All it took was one start for Treanor to have confidence in the way Hutchison pitches, watching him use both sides of the plate. His breaking ball was good, while his changeup was solid. Hutchison also impressed by being able to bounce back from command issues to pitch a pair of scoreless inning afterwards in the start at Columbus.
“He has a tendency to elevate the ball,” Treanor said. “But he knows how to elevate the ball and when to elevate the ball, so I think that’s the biggest thing.”
Hutchison made 19 starts with Triple-A Buffalo this season, compiling a 3.39 ERA in 109 innings. He struck out 115 and walked just 39. But he was stuck in Triple-A because the Blue Jays have remained consistent with a starting rotation of R.A. Dickey, Marco Estrada, J.A. Happ, Aaron Sanchez, and Marcus Stroman.
“Our indicators show that our surface results are what we would expect them to be,” Huntington said. “We feel that changing leagues … right now he’s stuck behind a pretty good rotation. We’d take all five of those starters and put them into our rotation without thinking twice about it. That’s why he’s in Triple-A. Like the other pitchers we’ve had some success with, the indicators are there, the scouts like the pitcher, and we feel like there are some things we can do to help him.”
Hutchison said he hasn’t had any extended conversations about changes to pitching style or otherwise, noting he’s working on getting acclimated to his new teammates and organization.
Treanor said there’s one main attribute Hutchison needs to show in the near future: consistency.
“It’s obvious he’s going to go there at some point, whether it’s before September or September,” Treanor said. “I just think he needs to get consistent with his stuff and kind of get a feel for the organization and what our pitching philosophy is.
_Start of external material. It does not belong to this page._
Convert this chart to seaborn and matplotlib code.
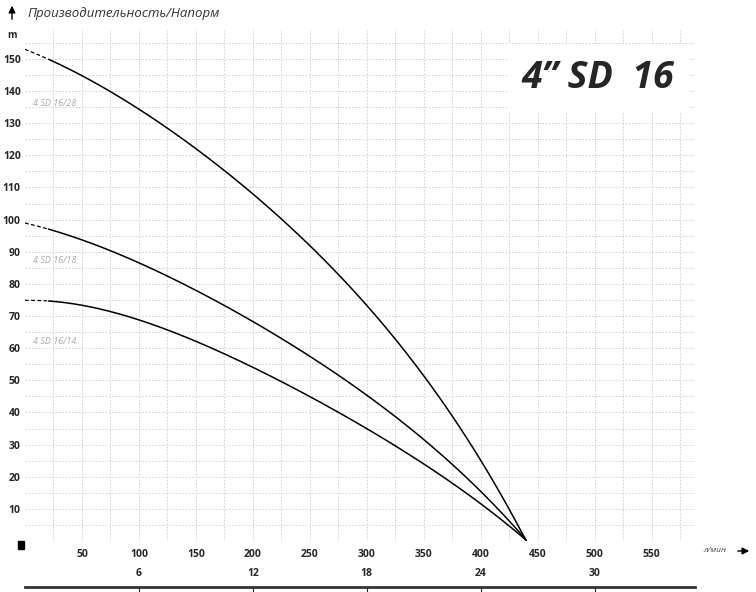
import matplotlib
matplotlib.use("Agg")
import matplotlib.pyplot as plt
import seaborn as sns
import numpy as np

sns.set_style("white")
plt.rcParams['font.family'] = ['Open Sans', 'DejaVu Sans']

flow = [0, 50, 100, 150, 200, 250, 300, 350, 400, 440]
head_28 = [153, 144.5, 135, 121.6, 108, 91.6, 74, 51, 25, 0]
head_18 = [99, 93.6, 86.4, 78, 68.8, 57.3, 45, 31.4, 16, 0]
head_14 = [75, 73, 68.8, 62.5, 54, 45, 34.5, 24, 12, 0]
names = ["4 SD 16/28", "4 SD 16/18", "4 SD 16/14"]
label_y = [136, 87.4, 62]
m3h_ticks = [6, 12, 18, 24, 30]

fig = plt.figure(figsize=(7.56, 5.92), dpi=100)
ax = fig.add_axes([25/756, 1-541/592, 670/756, 511/592])

for h in (head_28, head_18, head_14):
    xs = np.linspace(0, 440, 300)
    c = np.polyfit(flow, h, 4)
    ys = np.polyval(c, xs)
    ys[0], ys[-1] = h[0], 0
    dash = xs <= 20
    sns.lineplot(x=xs[dash], y=ys[dash], ax=ax, color="black", lw=0.9, linestyle=(0, (3, 2)))
    sns.lineplot(x=xs[~dash], y=ys[~dash], ax=ax, color="black", lw=1.1)

for n, yy in zip(names, label_y):
    ax.text(7, yy, n, fontsize=6.5, style="italic", color="#aaaaaa", va="center")

ax.set_xlim(0, 588)
ax.set_ylim(0, 159)
ax.set_xticks(range(25, 588, 25), minor=True)
ax.set_yticks(range(5, 159, 5), minor=True)
ax.set_xticks(range(50, 588, 50))
ax.set_yticks(range(10, 159, 10))
ax.grid(True, which="both", color="#cccccc", lw=0.6, linestyle=(0, (2, 2)))
for s in ax.spines.values():
    s.set_visible(False)
ax.tick_params(length=0, labelsize=7.5)
for t in ax.get_xticklabels() + ax.get_yticklabels():
    t.set_fontweight("bold")
ax.tick_params(axis="x", pad=6)
ax.tick_params(axis="y", pad=3)

ax.text(503, 144, "4\u201d SD  16", fontsize=27, fontweight="bold", style="italic",
        ha="center", va="center",
        bbox=dict(facecolor="white", edgecolor="none", boxstyle="square,pad=0.4"), zorder=5)

fig.text(27/756, 1-13/592, "Производительность/Напорм", fontsize=9.5, style="italic", color="#333333", va="center")
ax.annotate("", xy=(12/756, 1-3/592), xytext=(12/756, 1-22/592), xycoords="figure fraction",
            textcoords="figure fraction", annotation_clip=False,
            arrowprops=dict(arrowstyle="-|>", color="black", lw=1))
fig.text(12/756, 1-35/592, "m", fontsize=7, fontweight="bold", ha="center", va="center")
fig.text(703/756, 1-551/592, "л/мин", fontsize=6, style="italic", color="#444444", va="center")
ax.annotate("", xy=(752/756, 1-551/592), xytext=(735/756, 1-551/592), xycoords="figure fraction",
            textcoords="figure fraction", annotation_clip=False,
            arrowprops=dict(arrowstyle="-|>", color="black", lw=1))
fig.patches.append(plt.Rectangle((18/756, 1-549/592), 6/756, 8/592, transform=fig.transFigure, color="black"))

ax2 = fig.add_axes([25/756, 1-588/592, 670/756, 0.001])
ax2.set_xlim(0, 588 * 0.06)
ax2.set_yticks([])
ax2.set_xticks(m3h_ticks)
for s in ["left", "right", "bottom"]:
    ax2.spines[s].set_visible(False)
ax2.spines["top"].set_linewidth(2)
ax2.spines["top"].set_color("#333333")
ax2.xaxis.tick_top()
ax2.tick_params(axis="x", direction="in", length=4, labelsize=7.5, pad=6)
for t in ax2.get_xticklabels():
    t.set_fontweight("bold")

fig.savefig("out.png", dpi=100)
I think it was a solid first outing but I’m sure he wasn’t happy with it.”
Hutchison had a 5.57 ERA and 4.21 xFIP in 28 starts with the Blue Jays last season; while he had a 4.48 ERA and 3.82 xFIP in 32 starts in 2014. Those results, mixed in with the potential they see in Hutchison, made him one of the organization’s next reclamation projects with hopes of the success they found with Liriano, A.J. Burnett, and Edinson Volquez.
“Subjectively, our guys like the pitcher, they like the athlete, the intelligence, they like the feel to pitch, the awareness, the swing recognition,” Huntington said. “Objectively, there are some things there that indicate there are better results on the horizon. As we broke down some things with his mechanics and his pitch sequencing and his pitch selection and uses, we thought there were some things we can help him with moving forward. It doesn’t always work, as we have some evidence here in the recent past, but there are the opportunities that we believe we need to take to roll this thing forward.”
The success of the trade will take quite some time to properly evaluate. And just two starts is too soon to pass complete judgment on Hutchison. A first start with a new organization is never going to be easy, but Hutchison recovered fairly well in that one. And Hutchison had thrown four shutout innings before a broken callus derailed his command in his second outing on Monday. But it appears as long as he shows some level of consistency with Indianapolis, Hutchison will get a chance to pitch with the Pirates this season and that will be the next small step in evaluating the benefit of the trade.